I mean, I agree with you that rule based systems wouldn't work. But statistical models could, if used in music with as much fervor as they are used in tasks in NLP, absolutely produce regular compositions that don't sound like you're randomly spitting out the notes.

Or are you aiming at profound genius compositions? Or maybe super-pop songs? Then I agree, that would be an AI-complete problem, equivalent to machine translation and 300 page novel production.

> Are you doubting the ability of the model trained on thousands of classical compositions to reproduce a fully structured classical piece that sounds well and has a few leitmotifs?

Yes, I am. It turns out to be immensely difficult to do basic compositional tricks, like writing acceptably good classical counterpoint, or harmonising simple chorales.

Writing a full scale piece is a whole other level of difficulty. Writing a full scale piece that's going to be played over and over is a level or two beyond that.

David Cope's EMI is probably the state of the art:

http://artsites.ucsc.edu/faculty/cope/mp3page.htm

Listen to the Bach and Chopin. If you know anything about music you can hear that they sound like what they are: randomised cut and paste mash-ups of elaboration techniques and motifs that lack the musical narrative logic that the original composers were so good at.

Basically they're competent but mediocre pastiche, glued together out of little bits and pieces, lacking any overall form or drive.

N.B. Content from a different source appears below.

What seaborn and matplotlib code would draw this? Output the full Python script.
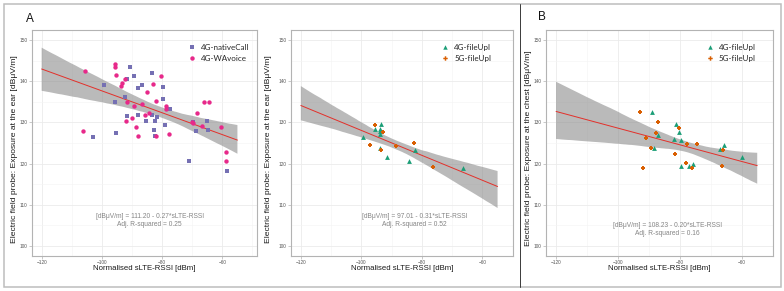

Now - you're supposed to learn this stuff at composition school, and getting a computer to do it to this level is certainly an achievement.

But it's still some way short of being interesting and memorable music.

I don't think pop is any easier. E.g. trance and progressive house sound totally formulaic - until you try to copy them, and realise that getting something good is harder than it sounds.

So no - it's in no way a trivial problem. And a naive Markov approach is in no way a good enough answer.